The government has drawn up a “Draft Law on Social Protection System” to ensure minimum standards of well-being and reduce economic and financial vulnerabilities.
The draft law is designed to strengthen the income security of the people and promote social equality through the creation and management of social protection initiatives that promote inclusive, scalable and sustainable financial systems.
Ros Seilava, chairman of the National Council for Social Protection’s Executive Committee, on July 1 led a seminar on the document via video link.
Seilava, who is also a secretary of state at the Ministry of Economy and Finance, told the seminar that the government recognises that development of social protection systems plays a very important role in ensuring the financial well-being of the people of Cambodia.
And the National Social Protection Policy Framework 2016-2025 is vital to increasing access to services, the coverage of national assistance programmes, and social security for public and private sector officials, he said.
He stressed that the current version of the draft is in line with the government’s vision of transforming the Kingdom from a lower middle-income country to an upper middle-income country by 2030, and a high-income country by 2050.
In its current form, the draft law comprises 10 chapters and 91 articles.
Seilava said: “To ensure the security of people’s income, the government has set a long-term vision for the development of social protection systems, which serves as a tool to reduce and prevent poverty, vulnerability and social inequality.”
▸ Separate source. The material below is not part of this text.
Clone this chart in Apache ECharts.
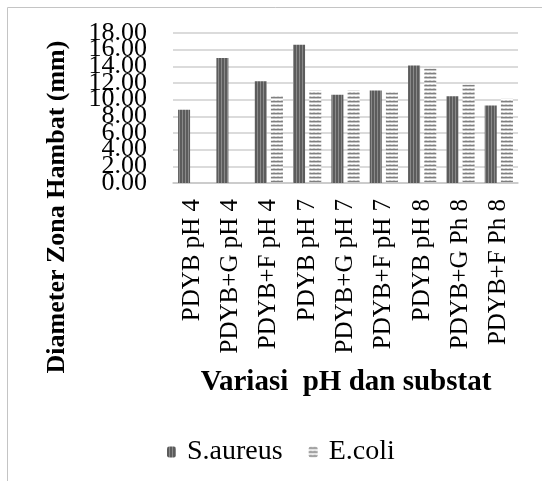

Hong Vanak, director of International Economics at the Royal Academy of Cambodia, said the law would provide the significant benefit of minimising potential risks, such as disease outbreaks or even epidemics, natural disasters, or other forces majeures.
“I think all of this will focus on spending the state budget in a balanced way, between revenues and expenditures, for the relief of potential risks.
“And it [the law] can also cover all of the state expenditures involved in emergency relief for vulnerable entities – like companies, small and medium enterprises – this law is made to protect them all,” he said.
And with the situation surrounding the February 20 community outbreak of the novel coronavirus spiralling to alarming levels, putting escalating pressures on socio-economic systems, the government recently issued a ninth round of economic relief measures for the private sector, to help stabilise severely-hit businesses.
The government in the third quarter of this year will continue to provide $40 per month to workers in the textile, garment, footwear, travel goods and tourism sectors, as part of its cash handout programme amid the pandemic.
Factory owners must add $30 to the handout, increasing the total disbursement to $70. On the other hand, employers in the tourism sector are encouraged to voluntarily provide as much money as possible.
The government will also extend the cash handout programme to poor and vulnerable people affected by Covid-19, for July-September.